Sia chiaro, con le regole attuali Milano ha fatto benissimo ad offrire un contratto importante ad Abass e Fontecchio e loro hanno fatto benissimo ad accettarlo. Ma è la scelta che li porterà ad elevare al massimo livello possibile la loro pallacanestro? Sembra una domanda tendenziosa ma non vuole esserlo: è davvero impossibile dirlo. Quel che è certo è che i Prepelic, gli Stimac e i Zagorac si sono trovati nelle loro carriere a giocare senza certezze e garanzie, sempre consapevoli che per trovare ogni anno il miglior contratto potevano fare esclusivamente due cose: da una parte migliorare costantemente il proprio gioco, dall’altra cercare ogni singolo anno la migliore soluzione tecnica per loro, in modo da performare bene e quindi trovare l'anno successivo un contratto ancora migliore: è chiaro che la scelta potrà portare a migliori risultati se come menù hai tutte le squadre europee e non un elenco ristretto a un paio di soluzioni.
All'inverso in Italia, se le squadre hanno un’alta domanda di giocatori italiani, forzati dalle regole, il primo effetto sarà che per i giocatori l'obbligo di migliorarsi non sarà più così urgente, si starà solo attenti a non farsi superare dai colleghi italiani, perché la competizione non è globale come quella sulle spalle dei Prepelic. Il secondo effetto sarà che il progetto tecnico non sarà più così importante, dato che magari la situazione non è ideale, ma si riesce ad ottenere un buon contratto. Infine ci sfugge perché le regole sull’eleggibilità non siano limitate a una determinata età, come se avere 5 italiani over 30 in campo serva a far crescere il movimento: ma se sono a fine carriera, che senso ha? Ma forse stiamo aprendo troppe parentesi.

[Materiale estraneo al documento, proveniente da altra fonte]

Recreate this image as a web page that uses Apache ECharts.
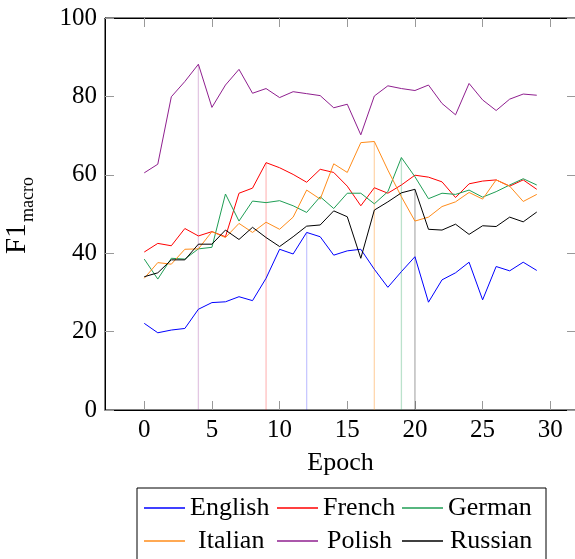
<!DOCTYPE html>
<html>
<head>
<meta charset="utf-8">
<script src="https://cdn.jsdelivr.net/npm/echarts@6/dist/echarts.min.js"></script>
<style>
  html, body { margin: 0; padding: 0; background: #fff; }
  #container { width: 575px; height: 559px; }
</style>
</head>
<body>
<div id="container"></div>
<script>
// epochs on the x axis
var epochs = [0, 1, 2, 3, 4, 5, 6, 7, 8, 9, 10, 11, 12, 13, 14, 15, 16, 17, 18, 19, 20, 21, 22, 23, 24, 25, 26, 27, 28, 29];
var xTicks = [0, 5, 10, 15, 20, 25, 30];

// F1 macro per language
var english = [22.1, 19.7, 20.4, 20.8, 25.7, 27.4, 27.6, 28.9, 27.9, 33.6, 41.0, 39.8, 45.3, 44.2, 39.5, 40.6, 41.0, 35.9, 31.3, 35.3, 39.1, 27.5, 33.2, 35.0, 37.7, 28.1, 36.6, 35.5, 37.7, 35.6];
var french  = [40.3, 42.5, 41.9, 46.3, 44.4, 45.5, 44.2, 55.3, 56.6, 63.1, 61.8, 60.1, 58.1, 61.4, 60.6, 57.1, 52.1, 56.7, 55.3, 57.4, 59.9, 59.4, 58.2, 54.2, 57.7, 58.4, 58.7, 57.1, 58.7, 56.3];
var german  = [38.5, 33.4, 38.7, 38.5, 41.1, 41.5, 55.1, 48.2, 53.3, 52.9, 53.4, 52.1, 50.4, 54.4, 51.4, 55.3, 55.3, 52.6, 55.7, 64.4, 59.5, 53.9, 55.3, 55.0, 56.1, 54.3, 55.7, 57.4, 59.0, 57.4];
var italian = [33.6, 37.6, 37.2, 41.0, 41.1, 45.5, 44.0, 47.6, 45.3, 47.9, 46.1, 49.2, 56.1, 53.8, 62.8, 60.6, 68.2, 68.5, 61.2, 54.4, 48.2, 49.2, 51.9, 53.1, 55.5, 53.8, 58.7, 57.1, 53.2, 55.0];
var polish  = [60.5, 62.7, 79.9, 83.8, 88.2, 77.2, 82.9, 86.9, 80.8, 82.0, 79.7, 81.2, 80.7, 80.2, 77.1, 78.0, 70.2, 80.1, 82.7, 82.0, 81.5, 82.9, 78.2, 75.3, 83.3, 79.1, 76.4, 79.3, 80.6, 80.3];
var russian = [34.0, 35.0, 38.3, 38.3, 42.3, 42.3, 45.9, 43.5, 46.6, 44.0, 41.7, 44.2, 46.9, 47.2, 50.8, 49.3, 38.7, 51.0, 53.1, 55.4, 56.3, 46.1, 45.9, 47.4, 44.8, 47.0, 46.8, 49.2, 48.0, 50.5];

var names  = ['English', 'French', 'German', 'Italian', 'Polish', 'Russian'];
var values = [english, french, german, italian, polish, russian];
var colors = ['#0000ff', '#ff0000', '#1f9e55', '#ff8c1a', '#8f1f8f', '#000000'];
var markColors = ['rgba(0,0,255,0.22)', 'rgba(255,0,0,0.25)', 'rgba(31,158,85,0.3)', 'rgba(255,140,26,0.35)', 'rgba(143,31,143,0.25)', 'rgba(0,0,0,0.3)'];

var FONT = 'Liberation Serif';

var series = [];
// vertical line at the best epoch of every language
for (var i = 0; i < names.length; i++) {
    var v = values[i];
    var best = 0;
    for (var j = 1; j < v.length; j++) {
        if (v[j] > v[best]) best = j;
    }
    series.push({
        type: 'line',
        data: [[epochs[best], 0], [epochs[best], v[best]]],
        symbol: 'none',
        silent: true,
        z: 1,
        lineStyle: { color: markColors[i], width: 1.3 }
    });
}
for (var i = 0; i < names.length; i++) {
    var pts = [];
    for (var j = 0; j < epochs.length; j++) pts.push([epochs[j], values[i][j]]);
    series.push({
        name: names[i],
        type: 'line',
        data: pts,
        symbol: 'none',
        color: colors[i],
        z: 3,
        lineStyle: { color: colors[i], width: 1 }
    });
}

// one legend per entry so the columns line up
var legendPos = [
    [144, 493, 0], [277, 493, 0], [402, 493, 0],
    [144, 526, 8], [277, 526, 4], [402, 526, 2]
];
var legends = [];
for (var i = 0; i < names.length; i++) {
    legends.push({
        data: [names[i]],
        left: legendPos[i][0],
        top: legendPos[i][1],
        padding: 0,
        icon: 'rect',
        itemWidth: 41,
        itemHeight: 1.3,
        selectedMode: false,
        textStyle: {
            fontFamily: FONT, fontSize: 26, color: '#000', lineHeight: 30,
            padding: [0, 0, 0, legendPos[i][2]]
        }
    });
}

var tickStyle = { show: true, inside: true, length: 9, lineStyle: { color: '#999', width: 1 } };

var myChart = echarts.init(document.getElementById('container'));

var option = {
    animation: false,
    backgroundColor: '#fff',
    grid: {
        left: 105, right: -1, top: 18, bottom: 149,
        outerBoundsMode: 'none', containLabel: false,
        show: true, borderColor: '#000', borderWidth: 1
    },
    legend: legends,
    xAxis: [
        {
            type: 'value', min: -2.9, max: 31.9,
            name: 'Epoch', nameLocation: 'middle', nameGap: 40,
            nameTextStyle: { fontFamily: FONT, fontSize: 26, color: '#000' },
            axisLine: { onZero: false, lineStyle: { color: '#000', width: 1 } },
            axisTick: Object.assign({ customValues: xTicks }, tickStyle),
            axisLabel: { customValues: xTicks, margin: 8, fontFamily: FONT, fontSize: 25, color: '#000' },
            splitLine: { show: false }
        },
        {
            type: 'value', min: -2.9, max: 31.9, position: 'top',
            axisLine: { onZero: false, lineStyle: { color: '#000', width: 1 } },
            axisTick: Object.assign({ customValues: xTicks }, tickStyle),
            axisLabel: { show: false },
            splitLine: { show: false }
        }
    ],
    yAxis: [
        {
            type: 'value', min: 0, max: 100, interval: 20,
            axisLine: { show: true, onZero: false, lineStyle: { color: '#000', width: 1 } },
            axisTick: tickStyle,
            axisLabel: { margin: 8, fontFamily: FONT, fontSize: 25, color: '#000' },
            splitLine: { show: false }
        },
        {
            type: 'value', min: 0, max: 100, interval: 20, position: 'right',
            axisLine: { show: true, onZero: false, lineStyle: { color: '#000', width: 1 } },
            axisTick: tickStyle,
            axisLabel: { show: false },
            splitLine: { show: false }
        }
    ],
    graphic: [
        {
            // y axis title: F1 with subscript "macro", rotated
            type: 'group', x: 32, y: 254, rotation: Math.PI / 2,
            children: [
                {
                    type: 'text', x: 0, y: 0,
                    style: { text: 'F1', font: '29px "Liberation Serif"', fill: '#000', align: 'left', verticalAlign: 'bottom' }
                },
                {
                    type: 'text', x: 32, y: 5,
                    style: { text: 'macro', font: '18px "Liberation Serif"', fill: '#000', align: 'left', verticalAlign: 'bottom' }
                }
            ]
        },
        {
            type: 'rect', left: 136.5, top: 487.5, z: -1,
            shape: { width: 409, height: 90 },
            style: { fill: '#fff', stroke: '#000', lineWidth: 1 }
        }
    ],
    series: series
};

myChart.setOption(option);
</script>
</body>
</html>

Rimanendo sulla questione, è pacifico che il giocatore italiano più migliorato degli ultimi anni sia Nicolò Melli, che era un buon giocatore ed ora è diventato una stella europea. Come ha fatto? Osservando da fuori, sembra che ci sia riuscito da una parte lavorando sul suo gioco, dall’altra tagliando le radici da un bellissima città che distava 40 minuti di TAV da dove è nato, ma che forse non lo faceva rendere al meglio. Semplicemente ha scelto quella che per lui era la migliore combinazione tecnica possibile, il posto dove il suo talento potesse schiudersi piuttosto che venir soffocato. Forse non è stata una scelta semplice, di certo non una scelta scontata, ma siamo sicuri che Klemen Prepelič, da Maribor, Slovenia, avrebbe preso la stessa strada.
** Fonte dati RealGM. Fotografia a dicembre 2016. Gli italiani all’estero erano Datome, Melli, Bargnani. Gentile ancora a Milano, Hackett ha doppia nazionalità. In questa stagione saranno due.